## Requirements
Reproduce every line of the listing as written, apart from the pictures.

## Information shown
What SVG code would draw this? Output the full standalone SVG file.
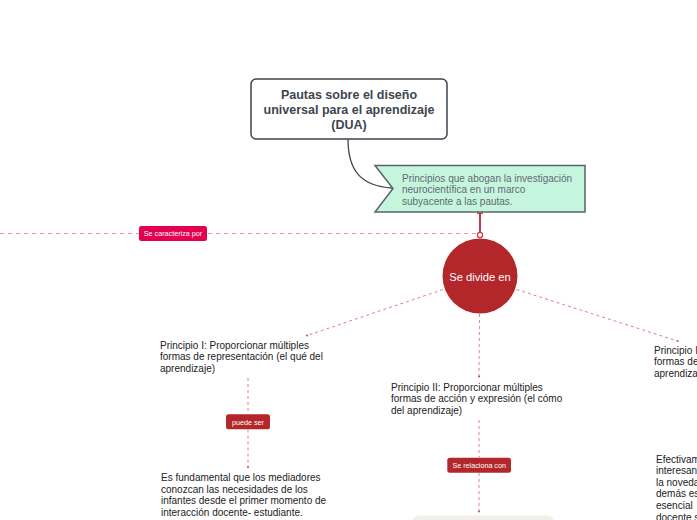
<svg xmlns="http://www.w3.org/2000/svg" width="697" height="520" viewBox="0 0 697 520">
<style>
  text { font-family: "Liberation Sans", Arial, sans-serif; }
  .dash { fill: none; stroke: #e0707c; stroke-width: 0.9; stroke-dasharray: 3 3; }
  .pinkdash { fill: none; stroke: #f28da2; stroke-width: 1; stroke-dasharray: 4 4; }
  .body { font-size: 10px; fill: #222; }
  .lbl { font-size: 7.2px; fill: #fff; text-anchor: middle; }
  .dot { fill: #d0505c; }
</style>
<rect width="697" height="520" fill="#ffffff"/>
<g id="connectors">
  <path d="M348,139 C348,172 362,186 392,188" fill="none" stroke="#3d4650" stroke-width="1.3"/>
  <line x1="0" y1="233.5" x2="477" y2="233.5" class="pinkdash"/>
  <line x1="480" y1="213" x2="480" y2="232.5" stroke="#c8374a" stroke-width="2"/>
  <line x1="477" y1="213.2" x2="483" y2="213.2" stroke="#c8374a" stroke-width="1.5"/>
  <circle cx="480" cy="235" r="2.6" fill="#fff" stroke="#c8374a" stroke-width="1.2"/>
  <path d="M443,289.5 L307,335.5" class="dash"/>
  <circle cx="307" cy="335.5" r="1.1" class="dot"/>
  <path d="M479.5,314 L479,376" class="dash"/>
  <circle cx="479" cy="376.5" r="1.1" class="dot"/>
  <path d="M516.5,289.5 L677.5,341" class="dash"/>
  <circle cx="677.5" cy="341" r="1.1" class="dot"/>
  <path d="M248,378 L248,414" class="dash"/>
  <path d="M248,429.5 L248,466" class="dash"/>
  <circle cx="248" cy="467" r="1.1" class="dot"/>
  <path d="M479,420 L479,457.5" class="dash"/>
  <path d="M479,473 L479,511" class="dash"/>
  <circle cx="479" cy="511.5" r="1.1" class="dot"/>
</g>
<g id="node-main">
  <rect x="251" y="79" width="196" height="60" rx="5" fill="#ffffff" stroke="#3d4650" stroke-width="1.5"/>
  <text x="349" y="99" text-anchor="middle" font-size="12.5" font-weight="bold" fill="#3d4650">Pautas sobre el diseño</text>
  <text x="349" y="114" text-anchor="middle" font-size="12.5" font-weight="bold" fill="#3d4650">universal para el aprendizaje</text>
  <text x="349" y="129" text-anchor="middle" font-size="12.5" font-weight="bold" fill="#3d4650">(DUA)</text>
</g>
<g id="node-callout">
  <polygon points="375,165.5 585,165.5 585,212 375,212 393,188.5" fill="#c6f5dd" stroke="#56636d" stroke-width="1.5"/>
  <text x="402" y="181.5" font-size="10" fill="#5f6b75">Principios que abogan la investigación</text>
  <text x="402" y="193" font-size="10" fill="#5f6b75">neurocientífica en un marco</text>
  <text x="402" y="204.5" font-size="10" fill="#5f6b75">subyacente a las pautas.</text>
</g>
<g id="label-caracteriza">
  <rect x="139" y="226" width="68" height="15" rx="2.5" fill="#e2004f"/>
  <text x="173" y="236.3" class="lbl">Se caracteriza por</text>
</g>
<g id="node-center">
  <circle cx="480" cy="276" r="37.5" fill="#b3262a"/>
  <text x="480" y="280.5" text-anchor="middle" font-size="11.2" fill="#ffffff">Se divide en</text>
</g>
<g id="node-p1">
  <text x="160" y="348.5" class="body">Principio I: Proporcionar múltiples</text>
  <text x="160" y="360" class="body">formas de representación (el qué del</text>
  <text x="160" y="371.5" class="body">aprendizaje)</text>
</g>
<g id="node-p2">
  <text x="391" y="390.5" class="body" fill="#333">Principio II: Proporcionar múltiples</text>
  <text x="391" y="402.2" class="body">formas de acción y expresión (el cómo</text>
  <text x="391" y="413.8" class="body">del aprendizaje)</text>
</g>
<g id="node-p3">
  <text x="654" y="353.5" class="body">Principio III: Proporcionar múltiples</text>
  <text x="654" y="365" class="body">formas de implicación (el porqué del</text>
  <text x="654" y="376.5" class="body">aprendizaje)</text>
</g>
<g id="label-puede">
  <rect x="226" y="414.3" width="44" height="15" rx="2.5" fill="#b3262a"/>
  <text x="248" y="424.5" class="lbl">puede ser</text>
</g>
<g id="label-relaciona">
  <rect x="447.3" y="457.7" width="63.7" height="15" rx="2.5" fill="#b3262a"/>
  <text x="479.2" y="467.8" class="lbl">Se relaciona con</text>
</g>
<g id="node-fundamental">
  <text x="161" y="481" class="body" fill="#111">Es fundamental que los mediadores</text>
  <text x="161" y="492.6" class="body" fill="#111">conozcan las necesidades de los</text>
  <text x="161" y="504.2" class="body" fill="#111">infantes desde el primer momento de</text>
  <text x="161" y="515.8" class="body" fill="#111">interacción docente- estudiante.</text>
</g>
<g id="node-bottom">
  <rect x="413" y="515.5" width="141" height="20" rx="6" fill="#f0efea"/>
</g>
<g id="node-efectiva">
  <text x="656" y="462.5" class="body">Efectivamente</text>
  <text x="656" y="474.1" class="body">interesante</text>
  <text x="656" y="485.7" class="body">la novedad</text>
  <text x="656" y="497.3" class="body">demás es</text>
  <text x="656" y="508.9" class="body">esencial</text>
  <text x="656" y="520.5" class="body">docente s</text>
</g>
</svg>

## Task answer
What SVG code would draw this? Output the full standalone SVG file.
<svg xmlns="http://www.w3.org/2000/svg" width="697" height="520" viewBox="0 0 697 520">
<style>
  text { font-family: "Liberation Sans", Arial, sans-serif; }
  .dash { fill: none; stroke: #e0707c; stroke-width: 0.9; stroke-dasharray: 3 3; }
  .pinkdash { fill: none; stroke: #f28da2; stroke-width: 1; stroke-dasharray: 4 4; }
  .body { font-size: 10px; fill: #222; }
  .lbl { font-size: 7.2px; fill: #fff; text-anchor: middle; }
  .dot { fill: #d0505c; }
</style>
<rect width="697" height="520" fill="#ffffff"/>
<g id="connectors">
  <path d="M348,139 C348,172 362,186 392,188" fill="none" stroke="#3d4650" stroke-width="1.3"/>
  <line x1="0" y1="233.5" x2="477" y2="233.5" class="pinkdash"/>
  <line x1="480" y1="213" x2="480" y2="232.5" stroke="#c8374a" stroke-width="2"/>
  <line x1="477" y1="213.2" x2="483" y2="213.2" stroke="#c8374a" stroke-width="1.5"/>
  <circle cx="480" cy="235" r="2.6" fill="#fff" stroke="#c8374a" stroke-width="1.2"/>
  <path d="M443,289.5 L307,335.5" class="dash"/>
  <circle cx="307" cy="335.5" r="1.1" class="dot"/>
  <path d="M479.5,314 L479,376" class="dash"/>
  <circle cx="479" cy="376.5" r="1.1" class="dot"/>
  <path d="M516.5,289.5 L677.5,341" class="dash"/>
  <circle cx="677.5" cy="341" r="1.1" class="dot"/>
  <path d="M248,378 L248,414" class="dash"/>
  <path d="M248,429.5 L248,466" class="dash"/>
  <circle cx="248" cy="467" r="1.1" class="dot"/>
  <path d="M479,420 L479,457.5" class="dash"/>
  <path d="M479,473 L479,511" class="dash"/>
  <circle cx="479" cy="511.5" r="1.1" class="dot"/>
</g>
<g id="node-main">
  <rect x="251" y="79" width="196" height="60" rx="5" fill="#ffffff" stroke="#3d4650" stroke-width="1.5"/>
  <text x="349" y="99" text-anchor="middle" font-size="12.5" font-weight="bold" fill="#3d4650">Pautas sobre el diseño</text>
  <text x="349" y="114" text-anchor="middle" font-size="12.5" font-weight="bold" fill="#3d4650">universal para el aprendizaje</text>
  <text x="349" y="129" text-anchor="middle" font-size="12.5" font-weight="bold" fill="#3d4650">(DUA)</text>
</g>
<g id="node-callout">
  <polygon points="375,165.5 585,165.5 585,212 375,212 393,188.5" fill="#c6f5dd" stroke="#56636d" stroke-width="1.5"/>
  <text x="402" y="181.5" font-size="10" fill="#5f6b75">Principios que abogan la investigación</text>
  <text x="402" y="193" font-size="10" fill="#5f6b75">neurocientífica en un marco</text>
  <text x="402" y="204.5" font-size="10" fill="#5f6b75">subyacente a las pautas.</text>
</g>
<g id="label-caracteriza">
  <rect x="139" y="226" width="68" height="15" rx="2.5" fill="#e2004f"/>
  <text x="173" y="236.3" class="lbl">Se caracteriza por</text>
</g>
<g id="node-center">
  <circle cx="480" cy="276" r="37.5" fill="#b3262a"/>
  <text x="480" y="280.5" text-anchor="middle" font-size="11.2" fill="#ffffff">Se divide en</text>
</g>
<g id="node-p1">
  <text x="160" y="348.5" class="body">Principio I: Proporcionar múltiples</text>
  <text x="160" y="360" class="body">formas de representación (el qué del</text>
  <text x="160" y="371.5" class="body">aprendizaje)</text>
</g>
<g id="node-p2">
  <text x="391" y="390.5" class="body" fill="#333">Principio II: Proporcionar múltiples</text>
  <text x="391" y="402.2" class="body">formas de acción y expresión (el cómo</text>
  <text x="391" y="413.8" class="body">del aprendizaje)</text>
</g>
<g id="node-p3">
  <text x="654" y="353.5" class="body">Principio III: Proporcionar múltiples</text>
  <text x="654" y="365" class="body">formas de implicación (el porqué del</text>
  <text x="654" y="376.5" class="body">aprendizaje)</text>
</g>
<g id="label-puede">
  <rect x="226" y="414.3" width="44" height="15" rx="2.5" fill="#b3262a"/>
  <text x="248" y="424.5" class="lbl">puede ser</text>
</g>
<g id="label-relaciona">
  <rect x="447.3" y="457.7" width="63.7" height="15" rx="2.5" fill="#b3262a"/>
  <text x="479.2" y="467.8" class="lbl">Se relaciona con</text>
</g>
<g id="node-fundamental">
  <text x="161" y="481" class="body" fill="#111">Es fundamental que los mediadores</text>
  <text x="161" y="492.6" class="body" fill="#111">conozcan las necesidades de los</text>
  <text x="161" y="504.2" class="body" fill="#111">infantes desde el primer momento de</text>
  <text x="161" y="515.8" class="body" fill="#111">interacción docente- estudiante.</text>
</g>
<g id="node-bottom">
  <rect x="413" y="515.5" width="141" height="20" rx="6" fill="#f0efea"/>
</g>
<g id="node-efectiva">
  <text x="656" y="462.5" class="body">Efectivamente</text>
  <text x="656" y="474.1" class="body">interesante</text>
  <text x="656" y="485.7" class="body">la novedad</text>
  <text x="656" y="497.3" class="body">demás es</text>
  <text x="656" y="508.9" class="body">esencial</text>
  <text x="656" y="520.5" class="body">docente s</text>
</g>
</svg>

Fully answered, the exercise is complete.